═════ Available data ═════

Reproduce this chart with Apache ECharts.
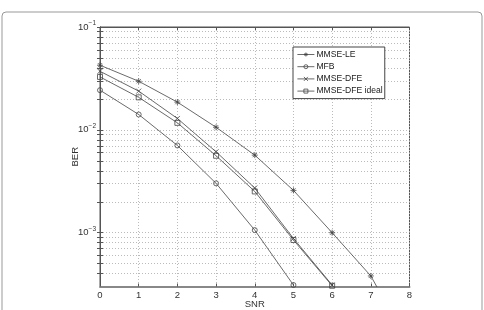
<!DOCTYPE html>
<html>
<head>
<meta charset="utf-8">
<script src="https://cdn.jsdelivr.net/npm/echarts@6/dist/echarts.min.js"></script>
<style>
  html, body { margin: 0; padding: 0; background: #fff; }
  #berChart { width: 484px; height: 310px; }
</style>
</head>
<body>
<div id="berChart"></div>
<script>
// values (BER vs SNR)
const snr = [0, 1, 2, 3, 4, 5, 6, 7, 8];
const mmseLe = [0.0425, 0.0297, 0.0186, 0.0106, 0.00568, 0.00258, 0.001, 0.00038, 0.00008];
const mfb = [0.0243, 0.0141, 0.00705, 0.00302, 0.00106, 0.00031];
const mmseDfe = [0.0371, 0.0238, 0.0129, 0.00612, 0.00272, 0.00088, 0.00031];
const mmseDfeIdeal = [0.0327, 0.0207, 0.0117, 0.0056, 0.00252, 0.00085, 0.000305];

const seriesNames = ['MMSE-LE', 'MFB', 'MMSE-DFE', 'MMSE-DFE ideal'];
const xTicks = [0, 1, 2, 3, 4, 5, 6, 7, 8];
const yMajor = [0.001, 0.01, 0.1];
const yGrid = [0.0004, 0.0005, 0.0006, 0.0007, 0.0008, 0.0009,
  0.001, 0.002, 0.003, 0.004, 0.005, 0.006, 0.007, 0.008, 0.009,
  0.01, 0.02, 0.03, 0.04, 0.05, 0.06, 0.07, 0.08, 0.09, 0.1];

const lineColor = '#444';
const fontName = 'Liberation Sans';

// marker shapes, stroked only
const markStar = 'path://M5,0L5,10M0,5L10,5M1.5,1.5L8.5,8.5M8.5,1.5L1.5,8.5';
const markCircle = 'path://M10,5A5,5,0,1,1,0,5A5,5,0,1,1,10,5Z';
const markCross = 'path://M0,0L10,10M10,0L0,10';
const markSquare = 'path://M0,0L10,0L10,10L0,10Z';

function pairs(ys) {
  return ys.map((v, i) => [snr[i], v]);
}

function supLabel(v) {
  const e = Math.log10(v);
  const r = Math.round(e);
  if (Math.abs(e - r) > 0.01) return '';
  return '10{s|' + (r < 0 ? '\u2212' + (-r) : r) + '}';
}

const chart = echarts.init(document.getElementById('berChart'));

const gridLine = { show: true, lineStyle: { color: '#bbb', type: [1, 2], width: 1 } };

function mkSeries(name, data, symbol, size) {
  return {
    name: name,
    type: 'line',
    data: pairs(data),
    symbol: symbol,
    symbolSize: size,
    clip: true,
    showAllSymbol: true,
    lineStyle: { color: lineColor, width: 0.8 },
    itemStyle: { color: 'none', borderColor: lineColor, borderWidth: 0.8 },
    emphasis: { disabled: true },
    z: 5
  };
}

let options = {
  animation: false,
  backgroundColor: '#fff',
  textStyle: { fontFamily: fontName },
  graphic: [{
    type: 'rect',
    shape: { x: 2, y: 12, width: 480, height: 330, r: 4 },
    style: { fill: 'none', stroke: '#999', lineWidth: 1 },
    silent: true
  }],
  grid: {
    left: 100, top: 27, right: 74.5, bottom: 23.5,
    outerBoundsMode: 'none',
    show: true, borderColor: '#555', borderWidth: 1
  },
  legend: {
    orient: 'vertical',
    left: 293, top: 47,
    padding: [3, 2, 3, 4],
    itemGap: 3.2,
    itemWidth: 17,
    itemHeight: 5,
    borderColor: '#444',
    borderWidth: 1,
    backgroundColor: '#fff',
    itemStyle: { borderWidth: 0.8 },
    lineStyle: { width: 0.8 },
    textStyle: { fontSize: 8.6, color: '#222', fontFamily: fontName, padding: [0, 0, 0, -3] },
    data: seriesNames
  },
  xAxis: [{
    type: 'value',
    min: 0, max: 8, interval: 1,
    name: 'SNR',
    nameLocation: 'middle',
    nameGap: 13,
    nameMoveOverlap: false,
    nameTextStyle: { fontSize: 9.5, color: '#333', verticalAlign: 'top' },
    axisLine: { lineStyle: { color: '#888', width: 2 } },
    axisTick: { inside: true, length: 3, lineStyle: { color: '#555' } },
    axisLabel: { fontSize: 9.5, color: '#333', margin: 4 },
    splitLine: gridLine
  }, {
    type: 'value', position: 'top',
    min: 0, max: 8, interval: 1,
    axisLine: { show: true, lineStyle: { color: '#555', width: 1 } },
    axisTick: { inside: true, length: 3, lineStyle: { color: '#555' } },
    axisLabel: { show: false },
    splitLine: { show: false }
  }],
  yAxis: [{
    type: 'log', logBase: 10,
    min: 0.0003, max: 0.1,
    name: 'BER',
    nameLocation: 'middle',
    nameGap: 20,
    nameMoveOverlap: false,
    nameTextStyle: { fontSize: 9.5, color: '#333' },
    axisLine: { show: true, lineStyle: { color: '#555', width: 1 } },
    axisTick: { inside: true, length: 3, customValues: yGrid, lineStyle: { color: '#555' } },
    axisLabel: {
      customValues: yMajor,
      margin: 4,
      fontSize: 9.5,
      color: '#333',
      formatter: supLabel,
      rich: { s: { fontSize: 6.5, verticalAlign: 'top', padding: [0, 0, 7, 0], color: '#333' } }
    },
    splitLine: gridLine
  }, {
    type: 'log', logBase: 10, position: 'right',
    min: 0.0003, max: 0.1,
    axisLine: { show: true, lineStyle: { color: '#555', width: 1 } },
    axisTick: { inside: true, length: 3, customValues: yGrid, lineStyle: { color: '#555' } },
    axisLabel: { show: false },
    splitLine: { show: false }
  }],
  series: [
    mkSeries(seriesNames[0], mmseLe, markStar, 6),
    mkSeries(seriesNames[1], mfb, markCircle, 5),
    mkSeries(seriesNames[2], mmseDfe, markCross, 5),
    mkSeries(seriesNames[3], mmseDfeIdeal, markSquare, 5)
  ]
};

chart.setOption(options);
</script>
</body>
</html>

═════

### What is being asked
Copy out the listing exactly as it stands, but not the pictures.

### Result
Reproduce this chart with Apache ECharts.
<!DOCTYPE html>
<html>
<head>
<meta charset="utf-8">
<script src="https://cdn.jsdelivr.net/npm/echarts@6/dist/echarts.min.js"></script>
<style>
  html, body { margin: 0; padding: 0; background: #fff; }
  #berChart { width: 484px; height: 310px; }
</style>
</head>
<body>
<div id="berChart"></div>
<script>
// values (BER vs SNR)
const snr = [0, 1, 2, 3, 4, 5, 6, 7, 8];
const mmseLe = [0.0425, 0.0297, 0.0186, 0.0106, 0.00568, 0.00258, 0.001, 0.00038, 0.00008];
const mfb = [0.0243, 0.0141, 0.00705, 0.00302, 0.00106, 0.00031];
const mmseDfe = [0.0371, 0.0238, 0.0129, 0.00612, 0.00272, 0.00088, 0.00031];
const mmseDfeIdeal = [0.0327, 0.0207, 0.0117, 0.0056, 0.00252, 0.00085, 0.000305];

const seriesNames = ['MMSE-LE', 'MFB', 'MMSE-DFE', 'MMSE-DFE ideal'];
const xTicks = [0, 1, 2, 3, 4, 5, 6, 7, 8];
const yMajor = [0.001, 0.01, 0.1];
const yGrid = [0.0004, 0.0005, 0.0006, 0.0007, 0.0008, 0.0009,
  0.001, 0.002, 0.003, 0.004, 0.005, 0.006, 0.007, 0.008, 0.009,
  0.01, 0.02, 0.03, 0.04, 0.05, 0.06, 0.07, 0.08, 0.09, 0.1];

const lineColor = '#444';
const fontName = 'Liberation Sans';

// marker shapes, stroked only
const markStar = 'path://M5,0L5,10M0,5L10,5M1.5,1.5L8.5,8.5M8.5,1.5L1.5,8.5';
const markCircle = 'path://M10,5A5,5,0,1,1,0,5A5,5,0,1,1,10,5Z';
const markCross = 'path://M0,0L10,10M10,0L0,10';
const markSquare = 'path://M0,0L10,0L10,10L0,10Z';

function pairs(ys) {
  return ys.map((v, i) => [snr[i], v]);
}

function supLabel(v) {
  const e = Math.log10(v);
  const r = Math.round(e);
  if (Math.abs(e - r) > 0.01) return '';
  return '10{s|' + (r < 0 ? '\u2212' + (-r) : r) + '}';
}

const chart = echarts.init(document.getElementById('berChart'));

const gridLine = { show: true, lineStyle: { color: '#bbb', type: [1, 2], width: 1 } };

function mkSeries(name, data, symbol, size) {
  return {
    name: name,
    type: 'line',
    data: pairs(data),
    symbol: symbol,
    symbolSize: size,
    clip: true,
    showAllSymbol: true,
    lineStyle: { color: lineColor, width: 0.8 },
    itemStyle: { color: 'none', borderColor: lineColor, borderWidth: 0.8 },
    emphasis: { disabled: true },
    z: 5
  };
}

let options = {
  animation: false,
  backgroundColor: '#fff',
  textStyle: { fontFamily: fontName },
  graphic: [{
    type: 'rect',
    shape: { x: 2, y: 12, width: 480, height: 330, r: 4 },
    style: { fill: 'none', stroke: '#999', lineWidth: 1 },
    silent: true
  }],
  grid: {
    left: 100, top: 27, right: 74.5, bottom: 23.5,
    outerBoundsMode: 'none',
    show: true, borderColor: '#555', borderWidth: 1
  },
  legend: {
    orient: 'vertical',
    left: 293, top: 47,
    padding: [3, 2, 3, 4],
    itemGap: 3.2,
    itemWidth: 17,
    itemHeight: 5,
    borderColor: '#444',
    borderWidth: 1,
    backgroundColor: '#fff',
    itemStyle: { borderWidth: 0.8 },
    lineStyle: { width: 0.8 },
    textStyle: { fontSize: 8.6, color: '#222', fontFamily: fontName, padding: [0, 0, 0, -3] },
    data: seriesNames
  },
  xAxis: [{
    type: 'value',
    min: 0, max: 8, interval: 1,
    name: 'SNR',
    nameLocation: 'middle',
    nameGap: 13,
    nameMoveOverlap: false,
    nameTextStyle: { fontSize: 9.5, color: '#333', verticalAlign: 'top' },
    axisLine: { lineStyle: { color: '#888', width: 2 } },
    axisTick: { inside: true, length: 3, lineStyle: { color: '#555' } },
    axisLabel: { fontSize: 9.5, color: '#333', margin: 4 },
    splitLine: gridLine
  }, {
    type: 'value', position: 'top',
    min: 0, max: 8, interval: 1,
    axisLine: { show: true, lineStyle: { color: '#555', width: 1 } },
    axisTick: { inside: true, length: 3, lineStyle: { color: '#555' } },
    axisLabel: { show: false },
    splitLine: { show: false }
  }],
  yAxis: [{
    type: 'log', logBase: 10,
    min: 0.0003, max: 0.1,
    name: 'BER',
    nameLocation: 'middle',
    nameGap: 20,
    nameMoveOverlap: false,
    nameTextStyle: { fontSize: 9.5, color: '#333' },
    axisLine: { show: true, lineStyle: { color: '#555', width: 1 } },
    axisTick: { inside: true, length: 3, customValues: yGrid, lineStyle: { color: '#555' } },
    axisLabel: {
      customValues: yMajor,
      margin: 4,
      fontSize: 9.5,
      color: '#333',
      formatter: supLabel,
      rich: { s: { fontSize: 6.5, verticalAlign: 'top', padding: [0, 0, 7, 0], color: '#333' } }
    },
    splitLine: gridLine
  }, {
    type: 'log', logBase: 10, position: 'right',
    min: 0.0003, max: 0.1,
    axisLine: { show: true, lineStyle: { color: '#555', width: 1 } },
    axisTick: { inside: true, length: 3, customValues: yGrid, lineStyle: { color: '#555' } },
    axisLabel: { show: false },
    splitLine: { show: false }
  }],
  series: [
    mkSeries(seriesNames[0], mmseLe, markStar, 6),
    mkSeries(seriesNames[1], mfb, markCircle, 5),
    mkSeries(seriesNames[2], mmseDfe, markCross, 5),
    mkSeries(seriesNames[3], mmseDfeIdeal, markSquare, 5)
  ]
};

chart.setOption(options);
</script>
</body>
</html>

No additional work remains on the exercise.